The opening scenes of “The Vast of Night” introduce viewers to a world – small-town America in the 1950s – so commonly portrayed in popular culture that it might as well not even exist, yet through the might of a strong directorial voice, it feels new and alive. The scene is a high school gym, where Everett (Jake Horowitz), a hip teenager who works as the local DJ, is called in to fix an electrical problem. The lights are flickering. Everyone reminds him that the last time this happened it was because a squirrel was chewing on the wires. They found it dead with the wire still in its mouth.
We are introduced to Everett in an ominously long, unbroken shot, as he chats with an assortment of students, teachers, and other interested parties. It’s a big game, and the whole town will be there, except for him and Fay (Sierra McCormick), a younger girl who works as a switchboard operator. As outsiders who often work while everyone else is playing, Everett and Fay have struck up a quirky friendship. She has just bought a tape recorder (an exciting new technology at the time), so he teaches her how to use it by weaving in and out of the crowd entering the gym, interviewing the locals.
This scene is just preamble to the film’s more sensational elements, which revolve around these two loners investigating a possible UFO sighting just outside of town, but it creates a pervasive tension between the known and the unknown, between the seeker and that which wishes to remain hidden. Later that night, Fay hears a strange noise through her switchboard and gets Everett to play it on the air. A call comes in from a former military officer who has heard the sound before. From another caller, they get a report of a hovering object. This sets Everett, Fay, and the tape recorder on a journey through the night to discover the source of the sound and record it for posterity.

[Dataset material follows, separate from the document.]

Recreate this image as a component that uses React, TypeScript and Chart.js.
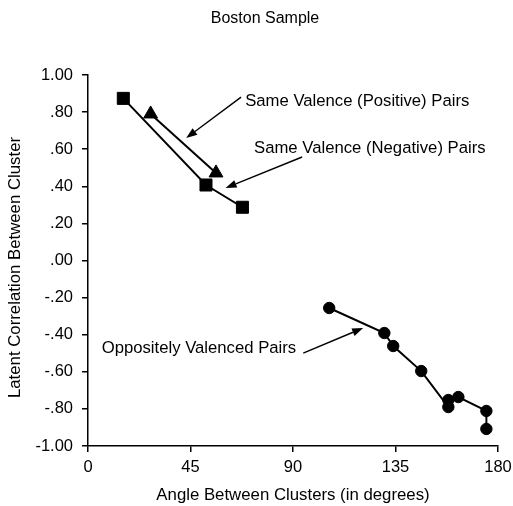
import { useEffect, useRef } from "react";
import { Chart, registerables } from "chart.js";

Chart.register(...registerables);

const FONT = "'Liberation Sans', Arial, Helvetica, sans-serif";

const chartTitle = "Boston Sample";
const xAxisTitle = "Angle Between Clusters (in degrees)";
const yAxisTitle = "Latent Correlation Between Cluster";

const xTickValues = [0, 45, 90, 135, 180];
const yTickValues = [-1, -0.8, -0.6, -0.4, -0.2, 0, 0.2, 0.4, 0.6, 0.8, 1];

// Same Valence (Positive) Pairs – triangles
const posAngles = [27.5, 56.2];
const posCorr = [0.79, 0.472];

// Same Valence (Negative) Pairs – squares
const negAngles = [15.5, 51.8, 67.8];
const negCorr = [0.874, 0.407, 0.287];

// Oppositely Valenced Pairs – circles
const oppAngles = [105.9, 130.1, 134.0, 146.3, 158.2, 158.2, 162.6, 174.9, 174.9];
const oppCorr = [-0.256, -0.391, -0.461, -0.596, -0.79, -0.752, -0.736, -0.811, -0.908];

// Annotations (data coordinates)
const noteLabels = [
  "Same Valence (Positive) Pairs",
  "Same Valence (Negative) Pairs",
  "Oppositely Valenced Pairs",
];
const noteTextX = [69.0, 72.9, 6.0];
const noteTextY = [0.856, 0.606, -0.473];
const noteFromX = [67.2, 94.0, 94.5];
const noteFromY = [0.881, 0.558, -0.499];
const noteToX = [43.1, 60.4, 120.8];
const noteToY = [0.66, 0.391, -0.364];

function fmtTick(v: number): string {
  const r = Math.round(v * 100) / 100;
  let s = r.toFixed(2);
  if (s.startsWith("0.")) s = s.slice(1);
  else if (s.startsWith("-0.")) s = "-" + s.slice(2);
  return s;
}

const notesPlugin = {
  id: "notes",
  afterDatasetsDraw(chart: any) {
    const { ctx } = chart;
    const xs = chart.scales.x;
    const ys = chart.scales.y;
    ctx.save();
    ctx.fillStyle = "#000";
    ctx.strokeStyle = "#000";
    ctx.font = `16.7px ${FONT}`;
    ctx.textBaseline = "middle";
    ctx.textAlign = "left";
    noteLabels.forEach((t, i) => {
      ctx.fillText(t, xs.getPixelForValue(noteTextX[i]), ys.getPixelForValue(noteTextY[i]));
      const x0 = xs.getPixelForValue(noteFromX[i]);
      const y0 = ys.getPixelForValue(noteFromY[i]);
      const x1 = xs.getPixelForValue(noteToX[i]);
      const y1 = ys.getPixelForValue(noteToY[i]);
      const ang = Math.atan2(y1 - y0, x1 - x0);
      const L = 11;
      const W = 4;
      const bx = x1 - L * Math.cos(ang);
      const by = y1 - L * Math.sin(ang);
      ctx.lineWidth = 1.4;
      ctx.beginPath();
      ctx.moveTo(x0, y0);
      ctx.lineTo(bx, by);
      ctx.stroke();
      ctx.beginPath();
      ctx.moveTo(x1, y1);
      ctx.lineTo(bx + W * Math.sin(ang), by - W * Math.cos(ang));
      ctx.lineTo(bx - W * Math.sin(ang), by + W * Math.cos(ang));
      ctx.closePath();
      ctx.fill();
    });
    // chart title
    ctx.font = `16px ${FONT}`;
    ctx.textAlign = "center";
    ctx.fillText(chartTitle, 265, 19);
    // y axis title
    ctx.font = `16.8px ${FONT}`;
    ctx.translate(15, 267.5);
    ctx.rotate(-Math.PI / 2);
    ctx.fillText(yAxisTitle, 0, 0);
    ctx.restore();
  },
};

function toPoints(xv: number[], yv: number[]) {
  return xv.map((x, i) => ({ x, y: yv[i] }));
}

export default function App() {
  const ref = useRef<HTMLCanvasElement | null>(null);
  useEffect(() => {
    if (!ref.current) return;
    const common = {
      borderColor: "#000",
      backgroundColor: "#000",
      pointBackgroundColor: "#000",
      pointBorderColor: "#000",
      borderWidth: 2,
      pointBorderWidth: 1,
      showLine: true,
    };
    const chart = new Chart(ref.current, {
      type: "scatter",
      data: {
        datasets: [
          {
            ...common,
            label: "Same Valence (Negative) Pairs",
            data: toPoints(negAngles, negCorr),
            pointStyle: "rect",
            pointRadius: 8.5,
          },
          {
            ...common,
            label: "Same Valence (Positive) Pairs",
            data: toPoints(posAngles, posCorr),
            pointStyle: "triangle",
            pointRadius: 8,
          },
          {
            ...common,
            label: "Oppositely Valenced Pairs",
            data: toPoints(oppAngles, oppCorr),
            pointStyle: "circle",
            pointRadius: 5.7,
          },
        ],
      },
      options: {
        animation: false,
        responsive: false,
        events: [],
        layout: { padding: { top: 75, right: 15, bottom: 0, left: 0 } },
        plugins: {
          legend: { display: false },
          tooltip: { enabled: false },
          title: { display: false },
        },
        scales: {
          x: {
            type: "linear",
            min: 0,
            max: 180,
            afterFit(scale: any) {
              scale.height = 60;
              scale.paddingLeft = 0;
              scale.paddingRight = 0;
            },
            afterBuildTicks(scale: any) {
              scale.ticks = xTickValues.map((v) => ({ value: v }));
            },
            border: { display: true, color: "#000", width: 1.5 },
            grid: {
              display: true,
              drawOnChartArea: false,
              drawTicks: true,
              tickLength: 6,
              color: "#000",
              lineWidth: 1.5,
            },
            ticks: {
              color: "#000",
              padding: 6,
              maxRotation: 0,
              font: { family: FONT, size: 16.5 },
              callback: (v: any) => String(v),
            },
            title: {
              display: true,
              text: xAxisTitle,
              color: "#000",
              font: { family: FONT, size: 16.8 },
              padding: { top: 0, bottom: 0.5 },
            },
          },
          y: {
            type: "linear",
            min: -1,
            max: 1,
            afterFit(scale: any) {
              scale.width = 88;
              scale.paddingTop = 0;
              scale.paddingBottom = 0;
            },
            afterBuildTicks(scale: any) {
              scale.ticks = yTickValues.map((v) => ({ value: v }));
            },
            border: { display: true, color: "#000", width: 1.5 },
            grid: {
              display: true,
              drawOnChartArea: false,
              drawTicks: true,
              tickLength: 6,
              color: "#000",
              lineWidth: 1.5,
            },
            ticks: {
              color: "#000",
              padding: 9,
              font: { family: FONT, size: 16.5 },
              callback: (v: any) => fmtTick(Number(v)),
            },
          },
        },
      },
      plugins: [notesPlugin],
    } as any);
    return () => chart.destroy();
  }, []);
  return (
    <div style={{ position: "fixed", left: 0, top: 0, width: 513, height: 506, background: "#fff" }}>
      <canvas ref={ref} width={513} height={506} style={{ display: "block" }} />
    </div>
  );
}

It’s a small-scale adventure, with the film’s grander elements kept mostly out of sight. Instead, it succeeds on the backs of its performers – especially Horowitz and McCormick, who carry a heavy load – and the engaging mood created by its first-time director Andrew Patterson. With a limited score and sparse plot, Patterson maintains an edge-of-your seat through his total command of the form. Some sequences are shot statically, with few cuts or camera movements, letting the actors create movement through performance. Elsewhere, he employs the language of expressionism, moving the camera great distances in a few moments or interspersing cuts to black in an otherwise tense scene to keep the viewer on edge. As an exercise in tension-building, the payoff may be too gentle for some viewers but felt appropriately understated to this one
Its one serious misstep is a framing device in which the film’s events are occasionally seen on a grainy TV screen, an episode of a “Twilight Zone” knock-off shown in an undefined, present-day world. It’s a gimmick, commonly employed by rookie directors, borne out of artistic insecurity that raises questions it can’t answer and ultimately only detracts from the tension of the moment. “The Vast of Night” is strong enough to exist without any qualification. It’s a film that makes you lean in to listen harder, not because it’s particularly quiet, but because you want to be the first to know what happens next.
“The Vast of Night” is now streaming on Amazon Prime.